> DIRECTIONS: Look through the listing below for the line containing "Recreate this image as a Python". Copy it and each line after it up to and including the line containing "The picture is", exactly, leaving out pictures.

> LISTED ENTRIES:
※ ※ ※

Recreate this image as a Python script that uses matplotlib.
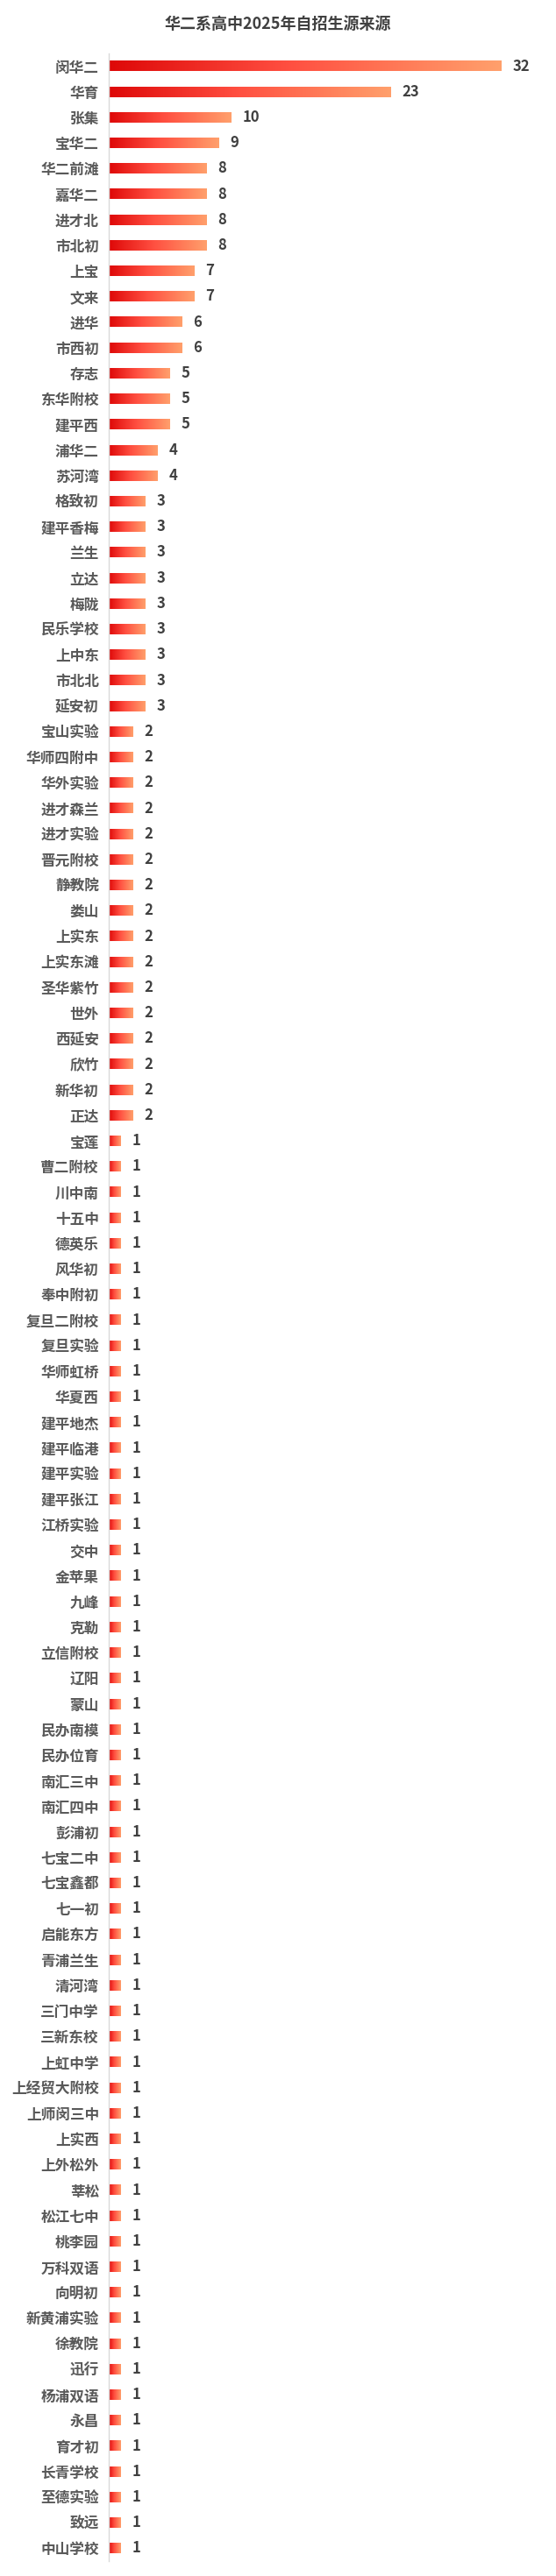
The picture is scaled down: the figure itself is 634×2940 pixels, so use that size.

※ ※ ※

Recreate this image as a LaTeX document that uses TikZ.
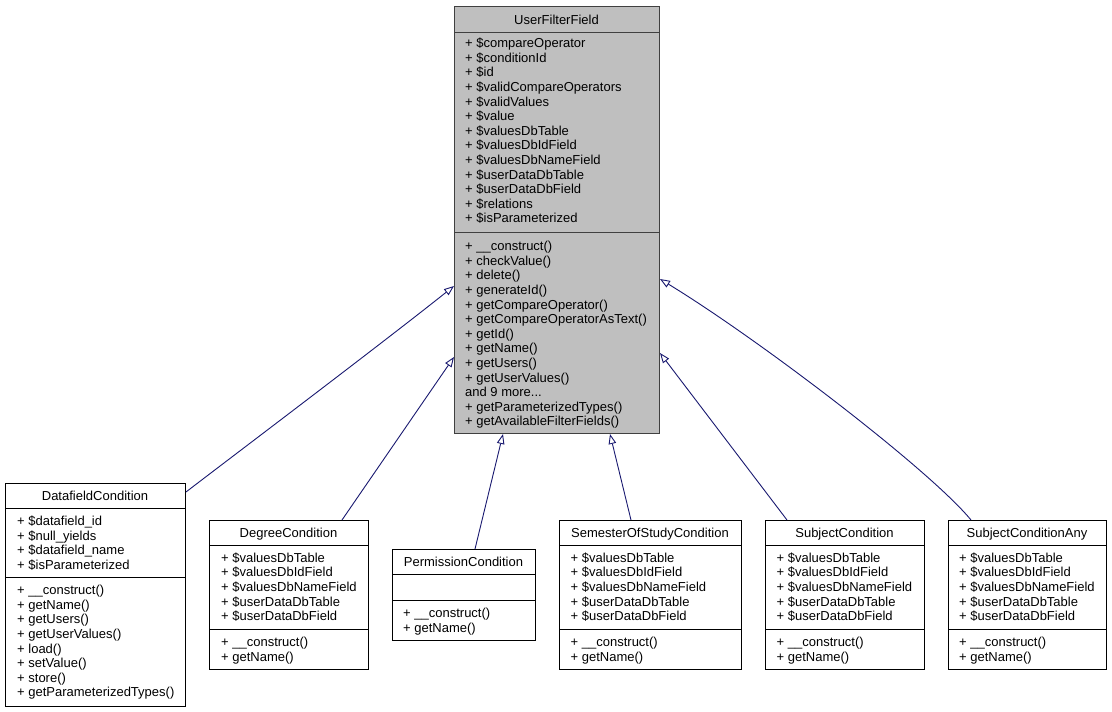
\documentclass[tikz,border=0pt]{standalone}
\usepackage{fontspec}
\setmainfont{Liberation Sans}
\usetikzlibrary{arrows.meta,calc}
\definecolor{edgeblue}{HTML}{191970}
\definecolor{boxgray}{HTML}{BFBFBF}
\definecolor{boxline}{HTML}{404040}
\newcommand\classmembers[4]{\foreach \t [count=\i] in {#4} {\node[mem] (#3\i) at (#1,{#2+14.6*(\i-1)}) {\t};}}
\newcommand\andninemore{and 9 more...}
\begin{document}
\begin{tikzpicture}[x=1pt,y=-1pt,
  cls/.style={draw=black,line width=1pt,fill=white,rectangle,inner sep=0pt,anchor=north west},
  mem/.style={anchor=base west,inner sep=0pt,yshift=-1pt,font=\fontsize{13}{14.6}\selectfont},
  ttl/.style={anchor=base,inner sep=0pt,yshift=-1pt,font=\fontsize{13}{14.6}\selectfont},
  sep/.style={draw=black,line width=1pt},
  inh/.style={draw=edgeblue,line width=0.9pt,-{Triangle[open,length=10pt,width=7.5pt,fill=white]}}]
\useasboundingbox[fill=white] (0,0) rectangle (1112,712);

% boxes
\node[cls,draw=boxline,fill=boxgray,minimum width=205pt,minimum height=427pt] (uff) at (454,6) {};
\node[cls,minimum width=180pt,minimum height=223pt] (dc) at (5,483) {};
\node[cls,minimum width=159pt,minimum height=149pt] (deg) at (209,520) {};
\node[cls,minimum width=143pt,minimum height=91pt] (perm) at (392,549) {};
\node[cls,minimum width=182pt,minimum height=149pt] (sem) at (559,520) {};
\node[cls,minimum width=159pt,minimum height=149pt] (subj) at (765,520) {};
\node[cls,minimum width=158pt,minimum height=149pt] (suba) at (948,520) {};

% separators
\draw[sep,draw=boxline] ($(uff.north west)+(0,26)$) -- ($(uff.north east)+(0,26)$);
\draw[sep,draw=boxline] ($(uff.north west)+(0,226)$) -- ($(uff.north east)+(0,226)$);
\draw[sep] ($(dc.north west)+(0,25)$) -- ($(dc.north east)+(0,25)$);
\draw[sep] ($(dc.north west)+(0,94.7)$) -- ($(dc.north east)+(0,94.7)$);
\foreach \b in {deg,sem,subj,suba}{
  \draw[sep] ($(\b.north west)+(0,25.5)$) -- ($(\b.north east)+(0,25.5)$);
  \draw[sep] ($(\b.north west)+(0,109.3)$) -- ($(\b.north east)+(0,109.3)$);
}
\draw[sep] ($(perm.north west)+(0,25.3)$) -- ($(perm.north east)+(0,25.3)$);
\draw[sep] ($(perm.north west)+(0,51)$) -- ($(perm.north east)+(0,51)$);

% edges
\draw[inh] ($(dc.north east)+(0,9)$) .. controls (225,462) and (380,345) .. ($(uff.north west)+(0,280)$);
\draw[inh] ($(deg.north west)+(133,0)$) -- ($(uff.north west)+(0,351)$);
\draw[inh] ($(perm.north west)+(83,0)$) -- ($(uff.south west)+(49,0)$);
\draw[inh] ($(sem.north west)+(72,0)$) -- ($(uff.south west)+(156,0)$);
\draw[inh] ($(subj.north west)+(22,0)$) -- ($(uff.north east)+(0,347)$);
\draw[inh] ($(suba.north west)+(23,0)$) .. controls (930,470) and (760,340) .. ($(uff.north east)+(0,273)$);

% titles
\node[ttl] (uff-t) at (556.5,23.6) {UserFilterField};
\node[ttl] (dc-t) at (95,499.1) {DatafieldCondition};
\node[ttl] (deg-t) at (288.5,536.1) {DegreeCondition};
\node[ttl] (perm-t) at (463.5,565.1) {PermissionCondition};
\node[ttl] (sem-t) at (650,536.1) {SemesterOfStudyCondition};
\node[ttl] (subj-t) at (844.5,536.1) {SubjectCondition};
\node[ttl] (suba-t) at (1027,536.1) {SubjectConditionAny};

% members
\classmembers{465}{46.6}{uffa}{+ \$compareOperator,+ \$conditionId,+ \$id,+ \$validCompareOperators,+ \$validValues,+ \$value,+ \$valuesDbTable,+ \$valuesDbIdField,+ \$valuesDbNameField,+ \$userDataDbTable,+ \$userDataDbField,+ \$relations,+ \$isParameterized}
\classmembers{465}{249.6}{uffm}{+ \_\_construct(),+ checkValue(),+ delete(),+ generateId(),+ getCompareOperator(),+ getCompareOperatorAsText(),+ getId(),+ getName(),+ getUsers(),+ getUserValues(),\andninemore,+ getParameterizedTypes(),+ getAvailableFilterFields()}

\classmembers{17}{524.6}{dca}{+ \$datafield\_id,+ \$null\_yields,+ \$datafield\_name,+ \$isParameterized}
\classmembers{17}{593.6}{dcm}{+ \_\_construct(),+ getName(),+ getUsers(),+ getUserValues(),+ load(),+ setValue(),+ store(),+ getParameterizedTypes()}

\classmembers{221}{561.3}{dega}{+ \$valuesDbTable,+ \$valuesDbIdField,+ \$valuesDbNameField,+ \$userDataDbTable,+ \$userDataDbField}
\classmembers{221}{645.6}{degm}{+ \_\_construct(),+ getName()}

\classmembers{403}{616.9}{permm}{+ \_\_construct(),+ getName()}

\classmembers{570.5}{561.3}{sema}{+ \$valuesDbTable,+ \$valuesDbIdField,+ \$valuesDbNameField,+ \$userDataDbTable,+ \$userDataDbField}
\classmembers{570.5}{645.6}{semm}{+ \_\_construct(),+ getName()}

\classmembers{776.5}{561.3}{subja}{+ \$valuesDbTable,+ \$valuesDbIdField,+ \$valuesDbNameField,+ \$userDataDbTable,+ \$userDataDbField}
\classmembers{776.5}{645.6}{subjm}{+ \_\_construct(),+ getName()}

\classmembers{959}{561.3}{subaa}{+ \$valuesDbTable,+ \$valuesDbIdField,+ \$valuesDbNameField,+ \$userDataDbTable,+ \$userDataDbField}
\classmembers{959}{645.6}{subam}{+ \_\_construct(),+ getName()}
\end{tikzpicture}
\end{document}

※ ※ ※

> ANSWER FOR THIS EXERCISE:
Recreate this image as a Python script that uses matplotlib.
The picture is scaled down: the figure itself is 634×2940 pixels, so use that size.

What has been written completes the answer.